The USD/JPY pair weakened farther below the 108.00 round-figure mark and dropped to over one-week lows in the last hour.

The pair extended last week’s retracement slide from the 109.40 region and witnessed some follow-through selling for the third consecutive session on Monday – also marking its fourth day of a negative move in the previous five.

The US dollar remained depressed in the wake of the Fed’s announcement last week to provide up to $2.3 trillion of additional loans to support the economy and Friday’s softer-than-expected US consumer inflation figures.

On the other hand, the safe-haven Japanese yen was being supported by persistent worries over the economic fallout from the coronavirus pandemic and got an additional boost in reaction to the rising confirmed cases in China.

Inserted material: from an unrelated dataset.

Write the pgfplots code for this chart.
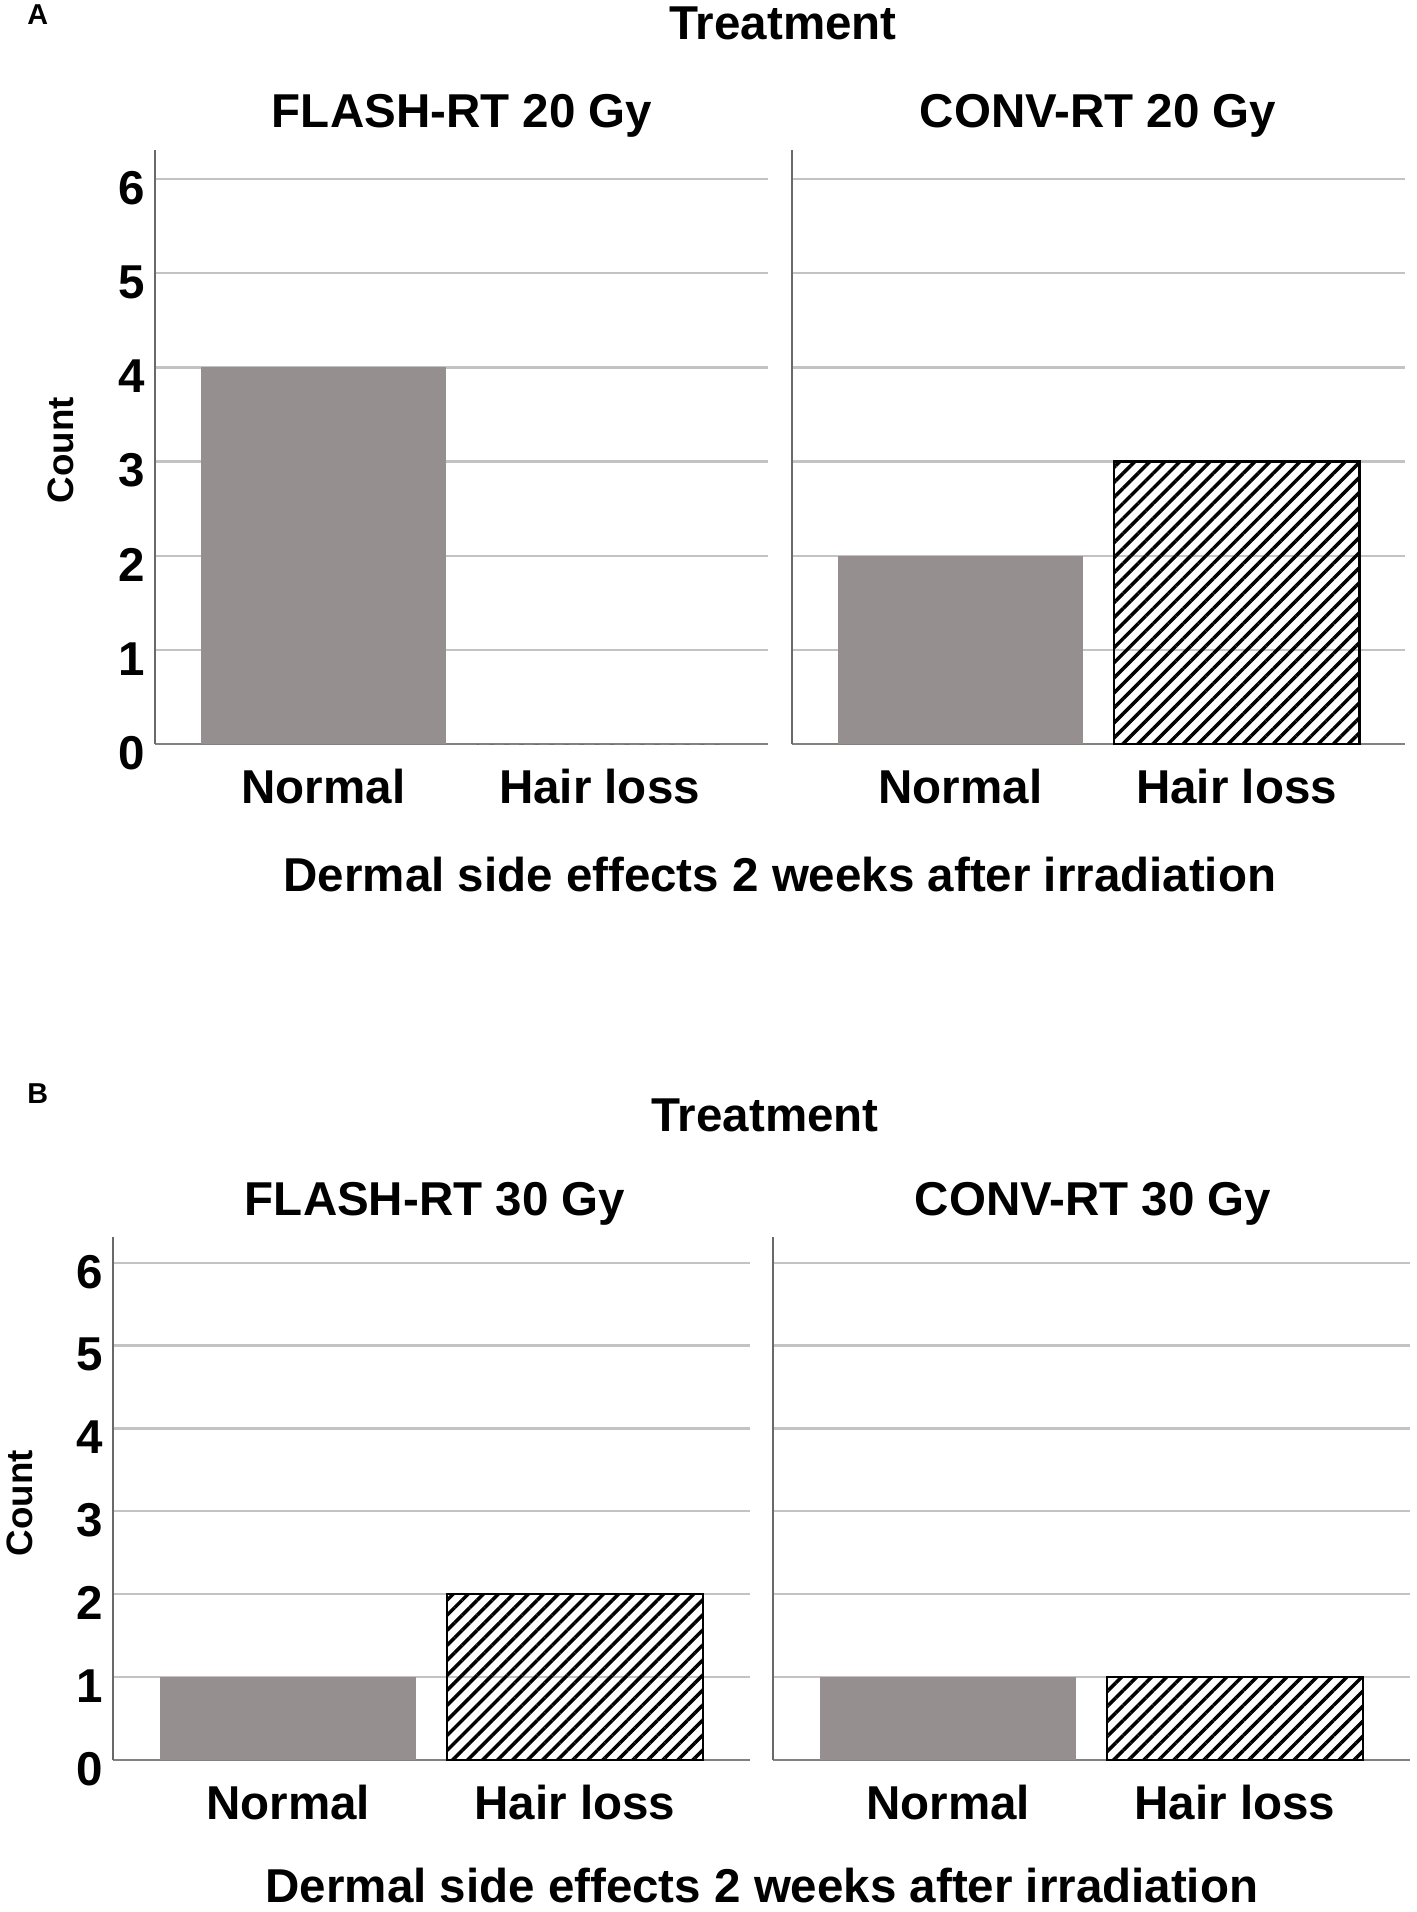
\documentclass[border=0pt]{standalone}
\usepackage{fontspec}
\setmainfont{Liberation Sans}
\usepackage{pgfplots}
\pgfplotsset{compat=1.18}
\usetikzlibrary{patterns.meta}
\definecolor{bargray}{RGB}{150,143,143}
\definecolor{gridgray}{RGB}{195,195,195}
\definecolor{axgray}{RGB}{105,105,105}
\definecolor{baseline}{RGB}{130,130,130}
\newcommand{\uu}{0.4bp}
\newcommand{\bigf}{\fontsize{19bp}{23bp}\selectfont\bfseries}
\newcommand{\midf}{\fontsize{14.7bp}{17bp}\selectfont\bfseries}
\newcommand{\smf}{\fontsize{11.5bp}{13bp}\selectfont\bfseries}
\pgfplotsset{
  panel/.style={
    scale only axis,
    xmin=-0.61, xmax=1.61, ymin=0, ymax=6.31,
    axis lines*=left,
    x axis line style={draw=baseline, line width=1bp},
    y axis line style={draw=axgray, line width=0.7bp},
    ymajorgrids, grid style={draw=gridgray, line width=0.9bp},
    ytick={0,1,2,3,4,5,6},
    xtick={0,1}, xticklabels={Normal,Hair loss},
    major tick length=0pt,
    tick style={draw=none},
    /pgf/number format/assume math mode=true,
    ticklabel style={font=\bigf},
    yticklabel style={inner sep=0pt, xshift=-4bp, yshift=-3.6bp},
    xticklabel style={anchor=base, inner sep=0pt, yshift=-23.6bp},
    ybar, bar width=0.89,
  },
  graybar/.style={fill=bargray, draw=none, bar shift=0pt},
  hatchbar/.style={draw=black, line width=0.9bp, bar shift=0pt,
    pattern={Lines[angle=45,distance=4.25bp,line width=1.4bp]}, pattern color=black},
}
\begin{document}
\begin{tikzpicture}
\useasboundingbox (0,0) rectangle (1417*\uu,-1912*\uu);

% ---------------- Panel A ----------------
\node[anchor=base west, font=\smf, inner sep=0pt] at (27*\uu,-24*\uu) {A};
\node[anchor=base, font=\bigf, inner sep=0pt] at (783*\uu,-39*\uu) {Treatment};
\node[anchor=base, font=\bigf, inner sep=0pt] at (462*\uu,-127*\uu) {FLASH-RT 20 Gy};
\node[anchor=base, font=\bigf, inner sep=0pt] at (1098*\uu,-127*\uu) {CONV-RT 20 Gy};
\node[anchor=base, font=\bigf, inner sep=0pt] at (780*\uu,-891*\uu) {Dermal side effects 2 weeks after irradiation};
\node[rotate=90, font=\midf, inner sep=0pt] at (61*\uu,-450*\uu) {Count};

\begin{axis}[panel, at={(155*\uu,-744*\uu)}, anchor=south west,
  width=613*\uu, height=594*\uu]
  \addplot[graybar] coordinates {(0,4)};
  \addplot[hatchbar, draw=none] coordinates {(1,0)};
\end{axis}
\begin{axis}[panel, at={(792*\uu,-744*\uu)}, anchor=south west,
  width=613*\uu, height=594*\uu, yticklabels={}]
  \addplot[graybar] coordinates {(0,2)};
  \addplot[hatchbar] coordinates {(1,3)};
\end{axis}

% ---------------- Panel B ----------------
\node[anchor=base west, font=\smf, inner sep=0pt] at (27*\uu,-1103*\uu) {B};
\node[anchor=base, font=\bigf, inner sep=0pt] at (765*\uu,-1131*\uu) {Treatment};
\node[anchor=base, font=\bigf, inner sep=0pt] at (435*\uu,-1215*\uu) {FLASH-RT 30 Gy};
\node[anchor=base, font=\bigf, inner sep=0pt] at (1093*\uu,-1215*\uu) {CONV-RT 30 Gy};
\node[anchor=base, font=\bigf, inner sep=0pt] at (762*\uu,-1902*\uu) {Dermal side effects 2 weeks after irradiation};
\node[rotate=90, font=\midf, inner sep=0pt] at (20*\uu,-1503*\uu) {Count};

\begin{axis}[panel, at={(113*\uu,-1760*\uu)}, anchor=south west,
  width=637*\uu, height=523*\uu]
  \addplot[graybar] coordinates {(0,1)};
  \addplot[hatchbar] coordinates {(1,2)};
\end{axis}
\begin{axis}[panel, at={(773*\uu,-1760*\uu)}, anchor=south west,
  width=637*\uu, height=523*\uu, yticklabels={}]
  \addplot[graybar] coordinates {(0,1)};
  \addplot[hatchbar] coordinates {(1,1)};
\end{axis}
\end{tikzpicture}
\end{document}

China reported the highest number of new daily cases in nearly six weeks and fueled fears about the second wave of COVID-19 outbreak. The same was evident from the risk-off mood in the equity markets, which underpinned demand for traditional safe-haven currencies.

This coupled with possibilities of some technical selling on a sustained weakness back below the very important 200-day SMA further seems to have aggravated the bearish pressure amid relatively thin liquidity conditions.

Most Asain and European markets will remain closed on account of Easter Monday. Hence, developments surrounding the coronavirus saga might continue to influence the broader market risk sentiment and produce some meaningful trading opportunities.